A mortgage is basically a loan used for real estate transactions in which the property is essentially collateral for the loan. If you don’t make the payments, the bank/lender can seize ownership of the property.
Because mortgages entail a large amount of money and are backed by a physical asset, they allow most people to borrow money at a relatively low-interest rate and pay it off over a specific term, typically five years.
Let’s first make sure you are strong enough to qualify for a mortgage. If you can’t do that, then nothing else matters. (Unless of course you can afford the home outright and do not need financing)
1) They want to know your employment and income history. Are you in a stable job or still under probation? How much gross income do you make and how does that compare against a possible monthly payment for your mortgage, property taxes, utilities, and perhaps condo fees.
They also assess any other monthly obligations you may have – like student loan, car and credit card payments, etc. They want to be sure you can cover these too.
2) They want to assess your credit history and see if you have demonstrated an ability to manage credit responsibly. Ironically, if you have managed till now with no credit cards, or maybe one little one, you will not be nearly as attractive to the lenders as someone who has been around the block more.
They want to see that even when you have credit available to you (from several sources); you can handle it and manage it just fine.
I cannot overstate the importance of a strong credit history. When your credit score rocks – like 750 or more, lenders are looking for ways to make this deal work – as opposed to finding excuses to shy away from it.
In fact, with a very high score, lenders will often relax the income requirement rules to some extent – meaning you may qualify for a mortgage amount otherwise not possible.
By the way, your application may just need a helping hand in the form of a guarantor or co-signer – someone more established who is willing to show their faith in you and guarantee you will honor a mortgage commitment.
3) They want to know if you have the funds to make the down payment and cover the closing costs. The minimum down payment these days is at least 5% of the purchase price. (More if the price exceeds $500,000)
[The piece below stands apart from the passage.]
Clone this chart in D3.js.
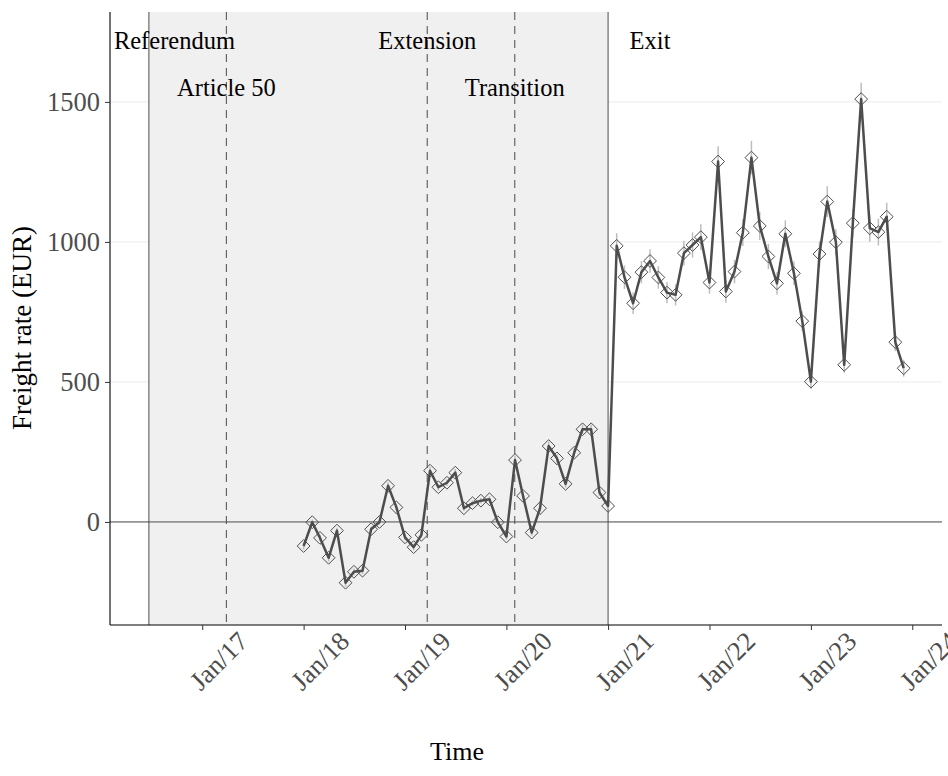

You must demonstrate you have saved up this money – or that you will be gifted the money from a relative. (Note gifted – not loaned)
For closing costs, lenders typically want to see you have 1.5% of the purchase price – so on a $600,000 home, they want to see $9,000 set aside.
4) The lender cares very much about what you are buying and where it is located. Some locations are too remote. Some homes are too run down. God forbid you unwittingly buy a grow-op house!
You can ask your mortgage broker to see if you would qualify for a mortgage in the price range you are thinking of. People refer to this as a pre-approval. Be careful here – the truth is a pre-approval is not a cast iron contract. And it is pre-approving you, not the property you may end up trying to buy.
But it’s definitely worth something – if your broker says no way you are ready, you can be pretty sure you are not. And you will learn what you still have to do to get ready for prime time and when that will be.